(What to produce): Leave out all pictures. Return exactly the lines from the top of the material through the line containing "pipe_diameter = 0.20".

(Record list):
=======

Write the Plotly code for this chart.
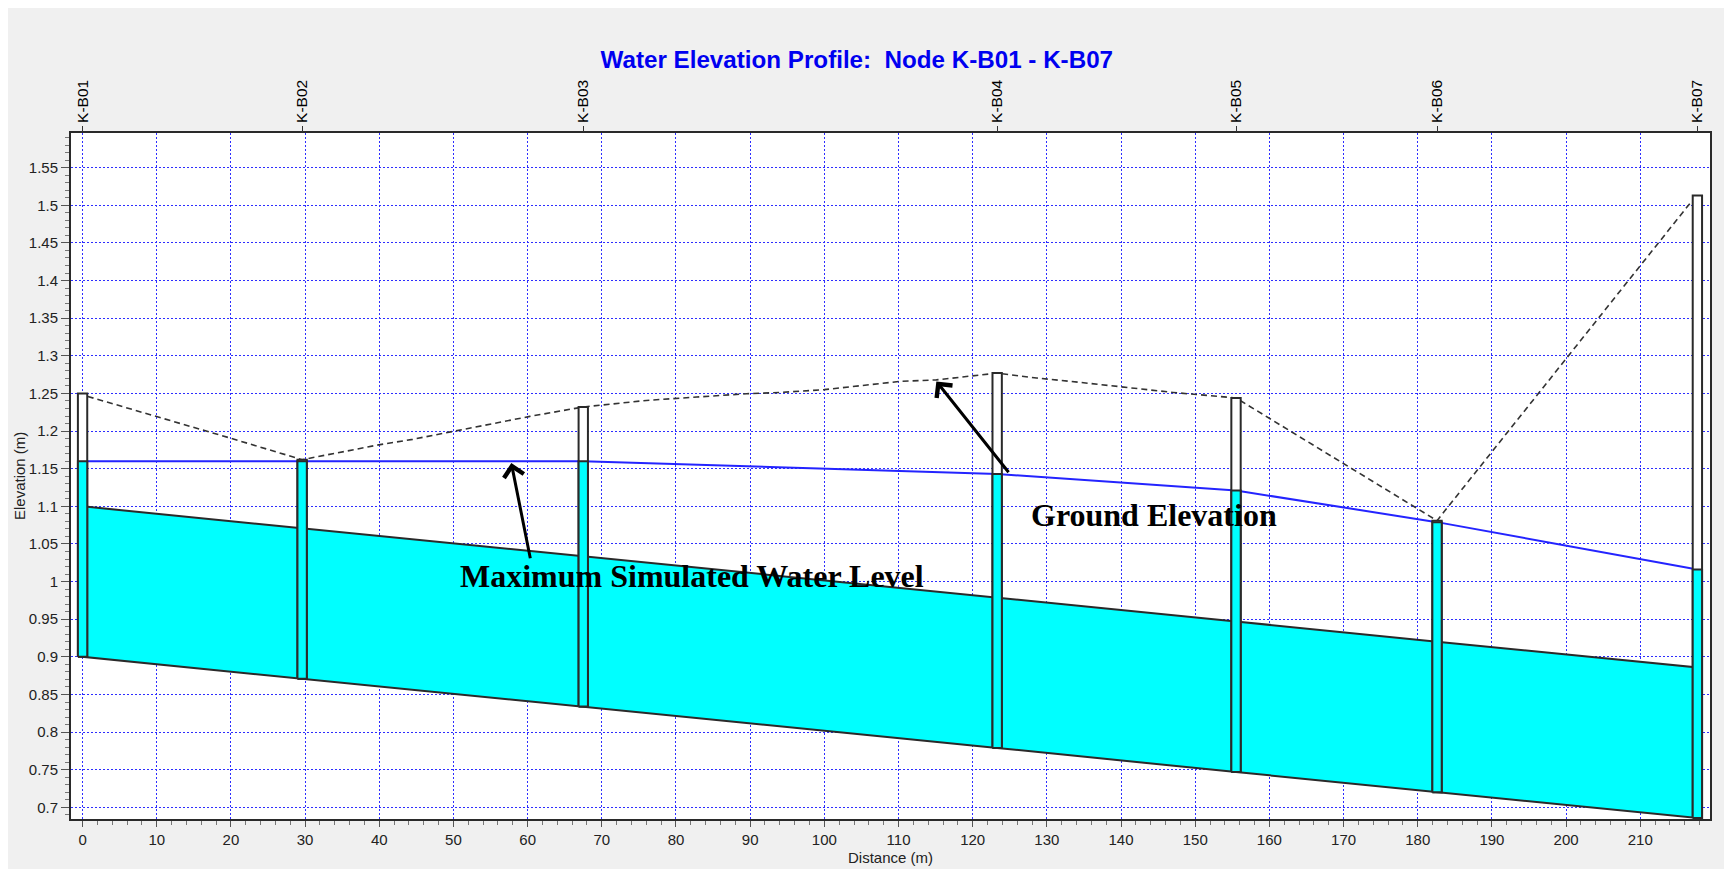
import plotly.graph_objects as go

# ---------------- data ----------------
node_names = ["K-B01", "K-B02", "K-B03", "K-B04", "K-B05", "K-B06", "K-B07"]
node_dist = [0.0, 29.6, 67.5, 123.3, 155.5, 182.6, 217.7]
node_ground = [1.250, 1.162, 1.232, 1.277, 1.244, 1.081, 1.513]
node_invert = [0.900, 0.871, 0.834, 0.779, 0.747, 0.720, 0.686]
node_water = [1.160, 1.160, 1.160, 1.143, 1.121, 1.079, 1.016]
pipe_diameter = 0.20

ground_dist = [0.7, 9.9, 19.8, 29.6, 35.6, 40.1, 44.5, 49.9, 55.3, 60.3, 67.5,
               76.0, 82.8, 89.5, 94.0, 100.0, 110.2, 115.1, 123.3, 128.6, 134.5,
               140.7, 147.0, 155.5, 182.6, 216.9]
ground_elev = [1.246, 1.220, 1.191, 1.162, 1.173, 1.182, 1.189, 1.1995, 1.2107,
               1.2195, 1.232, 1.2407, 1.2452, 1.2496, 1.2513, 1.255, 1.266, 1.268,
               1.277, 1.2705, 1.2647, 1.2585, 1.2513, 1.244, 1.081, 1.505]

x_tick_vals = [0, 10, 20, 30, 40, 50, 60, 70, 80, 90, 100, 110, 120, 130, 140,
               150, 160, 170, 180, 190, 200, 210]
y_tick_vals = [0.7, 0.75, 0.8, 0.85, 0.9, 0.95, 1.0, 1.05, 1.1, 1.15, 1.2, 1.25,
               1.3, 1.35, 1.4, 1.45, 1.5, 1.55]
y_tick_text = ["0.7", "0.75", "0.8", "0.85", "0.9", "0.95", "1", "1.05", "1.1",
               "1.15", "1.2", "1.25", "1.3", "1.35", "1.4", "1.45", "1.5", "1.55"]

# ---------------- style ----------------
W, H = 1724, 861
ML, MR, MT, MB = 63, 22, 125, 50
X_RANGE = [-1.56, 219.4]
Y_RANGE = [0.6846, 1.596]
BOX_HW = 0.63
GRID = "rgb(45,45,255)"
TICKFONT = dict(family="Liberation Sans, Arial, sans-serif", size=15, color="#222")
CYAN = "#00ffff"
EDGE = "#2a2a2a"


def boxes(xs, lows, highs, hw):
    px, py = [], []
    for x, a, b in zip(xs, lows, highs):
        px += [x - hw, x + hw, x + hw, x - hw, x - hw, None]
        py += [a, a, b, b, a, None]
    return px, py


fig = go.Figure()

# pipe (filled between invert and crown)
crown = [v + pipe_diameter for v in node_invert]
pipe_x = node_dist + node_dist[::-1] + [node_dist[0]]
pipe_y = crown + node_invert[::-1] + [crown[0]]
fig.add_trace(go.Scatter(x=pipe_x, y=pipe_y, mode="lines", fill="toself",
                         fillcolor=CYAN, line=dict(color=EDGE, width=2),
                         hoverinfo="skip"))

# hydraulic grade line (max water level)
fig.add_trace(go.Scatter(x=node_dist, y=node_water, mode="lines",
                         line=dict(color="#2424ff", width=2), hoverinfo="skip"))

# ground elevation
fig.add_trace(go.Scatter(x=ground_dist, y=ground_elev, mode="lines",
                         line=dict(color="#333333", width=1.6, dash="6px,4px"),
                         hoverinfo="skip"))

# manholes (drawn on overlay axis so they sit on top)
bx, by = boxes(node_dist, node_invert, node_ground, BOX_HW)
fig.add_trace(go.Scatter(x=bx, y=by, mode="lines", fill="toself", fillcolor="white",
                         line=dict(color=EDGE, width=2), xaxis="x2", hoverinfo="skip"))
wx, wy = boxes(node_dist, node_invert, node_water, BOX_HW)
fig.add_trace(go.Scatter(x=wx, y=wy, mode="lines", fill="toself", fillcolor=CYAN,
                         line=dict(color=EDGE, width=2), xaxis="x2", hoverinfo="skip"))

annotations = [
    dict(text="Elevation (m)", xref="paper", yref="paper", x=0, y=0.5,
         xanchor="center", yanchor="middle", xshift=-52, textangle=-90,
         showarrow=False, font=dict(family="Liberation Sans, Arial", size=15, color="#222")),
    dict(text="Distance (m)", xref="paper", yref="paper", x=0.5, y=0,
         xanchor="center", yanchor="middle", yshift=-38,
         showarrow=False, font=dict(family="Liberation Sans, Arial", size=15, color="#222")),
    dict(text="<b>Maximum Simulated Water Level</b>", xref="x", yref="y",
         x=82.1, y=1.0075, xanchor="center", yanchor="middle", showarrow=False,
         font=dict(family="Liberation Serif, Times New Roman, serif", size=32, color="black")),
    dict(text="<b>Ground Elevation</b>", xref="x", yref="y",
         x=144.4, y=1.0889, xanchor="center", yanchor="middle", showarrow=False,
         font=dict(family="Liberation Serif, Times New Roman, serif", size=32, color="black")),
    dict(text="", xref="x", yref="y", axref="x", ayref="y",
         x=57.8, y=1.1576, ax=60.4, ay=1.029, showarrow=True, arrowhead=4,
         arrowsize=1.3, arrowwidth=3, arrowcolor="black", standoff=0, startstandoff=0),
    dict(text="", xref="x", yref="y", axref="x", ayref="y",
         x=115.1, y=1.266, ax=125.0, ay=1.1433, showarrow=True, arrowhead=4,
         arrowsize=1.3, arrowwidth=3, arrowcolor="black", standoff=0, startstandoff=0),
]

fig.update_layout(
    width=W, height=H,
    margin=dict(l=ML, r=MR, t=MT, b=MB, pad=0),
    paper_bgcolor="#f0f0f0", plot_bgcolor="white",
    showlegend=False,
    title=dict(text="<b>Water Elevation Profile:\u00a0 Node K-B01 - K-B07</b>",
               xref="container", yref="container", x=848.8 / W, y=1 - 51.3 / H,
               xanchor="center", yanchor="middle",
               font=dict(family="Liberation Sans, Arial, sans-serif", size=24.2, color="#0000f0")),
    xaxis=dict(range=X_RANGE, tickmode="array", tickvals=x_tick_vals,
               ticks="outside", ticklen=6, tickwidth=1, tickcolor="#555",
               tickfont=TICKFONT, showgrid=True, gridcolor=GRID, gridwidth=1,
               griddash="2px,2px", zeroline=False, showline=True, linecolor=EDGE,
               linewidth=2, mirror=True,
               minor=dict(tick0=0, dtick=2, ticks="outside", ticklen=4,
                          tickcolor="#777", showgrid=False)),
    xaxis2=dict(range=X_RANGE, overlaying="x", side="top", tickmode="array",
                tickvals=node_dist, ticktext=node_names, tickangle=-90,
                ticks="outside", ticklen=6, tickcolor="#333",
                tickfont=dict(family="Liberation Sans, Arial, sans-serif", size=15.5, color="black"),
                showgrid=False, zeroline=False, showline=False),
    yaxis=dict(range=Y_RANGE, tickmode="array", tickvals=y_tick_vals,
               ticktext=y_tick_text, ticks="outside", ticklen=8, tickwidth=1,
               tickcolor="#555", tickfont=TICKFONT, showgrid=True, gridcolor=GRID,
               gridwidth=1, griddash="2px,2px", zeroline=False, showline=True,
               linecolor=EDGE, linewidth=2, mirror=True,
               minor=dict(tick0=0, dtick=0.01, ticks="outside", ticklen=4,
                          tickcolor="#777", showgrid=False)),
    annotations=annotations,
)

fig.write_html("out.html")
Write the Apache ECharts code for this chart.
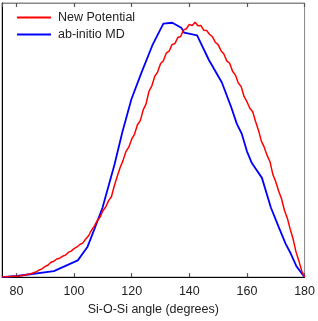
<!DOCTYPE html>
<html><head><meta charset="utf-8">
<script src="https://cdn.jsdelivr.net/npm/echarts@6/dist/echarts.min.js"></script>
<style>html,body{margin:0;padding:0;background:#fff}#c{width:318px;height:321px}</style>
</head><body><div id="c"></div>
<script>
const seriesNames = ['New Potential', 'ab-initio MD'];
const xTicks = [80, 100, 120, 140, 160, 180];
const redAngles = [];
for (let a = 75; a <= 180; a++) redAngles.push(a);
const redValues = [
0.000,0.001,0.001,0.002,0.003,0.003,0.004,0.006,0.008,0.010,
0.012,0.016,0.020,0.026,0.031,0.039,0.044,0.054,0.058,0.066,
0.069,0.076,0.080,0.090,0.095,0.104,0.110,0.119,0.124,0.138,
0.150,0.170,0.185,0.205,0.218,0.242,0.256,0.279,0.294,0.334,
0.368,0.400,0.425,0.458,0.474,0.503,0.522,0.556,0.571,0.610,
0.632,0.678,0.698,0.732,0.748,0.778,0.789,0.817,0.824,0.848,
0.852,0.874,0.878,0.902,0.906,0.922,0.918,0.930,0.917,0.918,
0.901,0.900,0.886,0.877,0.857,0.848,0.826,0.814,0.789,0.780,
0.751,0.737,0.708,0.695,0.659,0.640,0.616,0.603,0.568,0.536,
0.496,0.474,0.444,0.421,0.374,0.348,0.314,0.286,0.244,0.216,
0.175,0.140,0.093,0.060,0.023,0.000];
const blueAngles = [75,80.2,93.0,101.3,104.7,107.1,109.9,114.0,116.8,119.9,123.4,127.2,131.0,134.1,137.2,138.2,142.7,146.8,151.3,154.4,156.5,158.2,160.0,161.7,165.2,168.3,171.0,173.4,175.2,177.2,179.7,180];
const blueValues = [0,0.004,0.022,0.061,0.111,0.176,0.254,0.409,0.530,0.649,0.746,0.846,0.925,0.928,0.910,0.892,0.882,0.792,0.710,0.624,0.559,0.523,0.459,0.416,0.362,0.254,0.183,0.122,0.086,0.039,0.004,0];

const chart = echarts.init(document.getElementById('c'), null, {renderer: 'canvas'});
const font = 'Liberation Sans, Arial, sans-serif';
chart.setOption({
  animation: false,
  grid: {left: 2, right: 12, top: 3, bottom: 40, containLabel: false,
         show: true, borderColor: '#888', borderWidth: 1, backgroundColor: 'transparent'},
  legend: {
    left: 12, top: 6, orient: 'vertical', itemWidth: 34, itemHeight: 2, itemGap: 4,
    icon: 'rect',
    textStyle: {fontFamily: font, fontSize: 12.5, color: '#222', padding: [0,0,0,2]},
    data: seriesNames
  },
  xAxis: [{
    type: 'value', min: 75, max: 180, splitNumber: 5, position: 'bottom',
    name: 'Si-O-Si angle (degrees)', nameLocation: 'middle', nameGap: 25,
    nameTextStyle: {fontFamily: font, fontSize: 12.5, color: '#222'},
    axisLine: {show: true, onZero: false, lineStyle: {color: '#000', width: 1}},
    axisTick: {show: true, inside: true, length: 4, lineStyle: {color: '#555', width: 1.2}},
    axisLabel: {showMinLabel: false, fontFamily: font, fontSize: 12.5, color: '#222', margin: 8,
      formatter: v => xTicks.indexOf(v) >= 0 ? String(v) : ''},
    splitLine: {show: false}
  }, {
    type: 'value', min: 75, max: 180, splitNumber: 5, position: 'top',
    axisLine: {show: true, onZero: false, lineStyle: {color: '#888', width: 1}},
    axisTick: {show: true, inside: true, length: 4, lineStyle: {color: '#555', width: 1.2}},
    axisLabel: {show: false}, splitLine: {show: false}
  }],
  yAxis: [{
    type: 'value', min: 0, max: 1, position: 'left',
    axisLine: {show: true, onZero: false, lineStyle: {color: '#000'}},
    axisTick: {show: false}, axisLabel: {show: false}, splitLine: {show: false}
  }],
  series: [{
    name: seriesNames[0], type: 'line', showSymbol: false, symbol: 'none',
    color: '#ff0000', lineStyle: {width: 1.5, color: '#ff0000'},
    data: redAngles.map((a, i) => [a, redValues[i]]), z: 3
  }, {
    name: seriesNames[1], type: 'line', showSymbol: false, symbol: 'none',
    color: '#0000ff', lineStyle: {width: 1.8, color: '#0000ff'},
    data: blueAngles.map((a, i) => [a, blueValues[i]]), z: 2
  }]
});
</script></body></html>
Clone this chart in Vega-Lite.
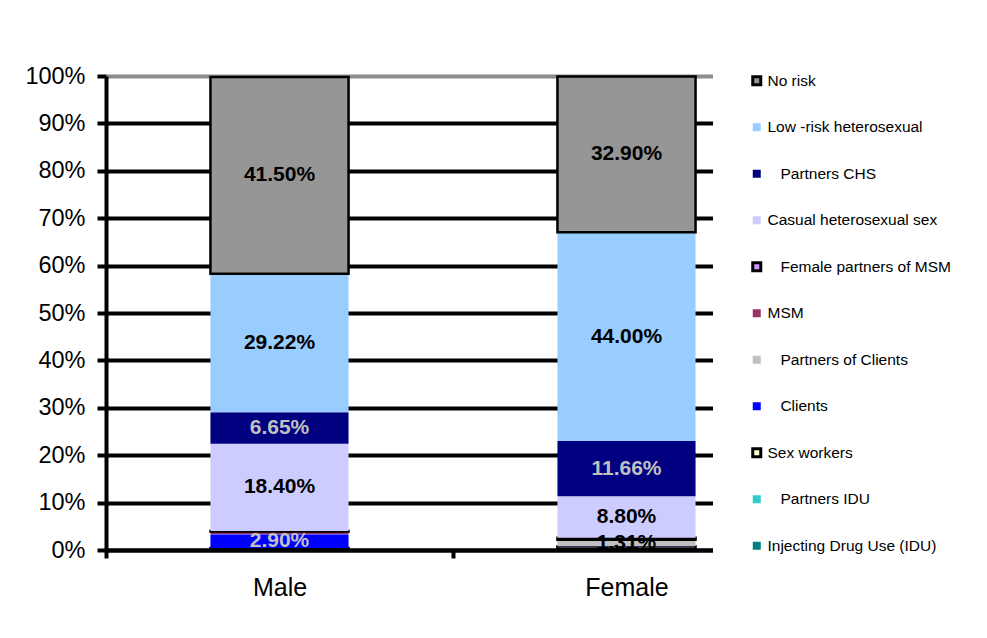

=======

(Reply):
Write the Plotly code for this chart.
import plotly.graph_objects as go

# ---------------- data ----------------
node_names = ["K-B01", "K-B02", "K-B03", "K-B04", "K-B05", "K-B06", "K-B07"]
node_dist = [0.0, 29.6, 67.5, 123.3, 155.5, 182.6, 217.7]
node_ground = [1.250, 1.162, 1.232, 1.277, 1.244, 1.081, 1.513]
node_invert = [0.900, 0.871, 0.834, 0.779, 0.747, 0.720, 0.686]
node_water = [1.160, 1.160, 1.160, 1.143, 1.121, 1.079, 1.016]
pipe_diameter = 0.20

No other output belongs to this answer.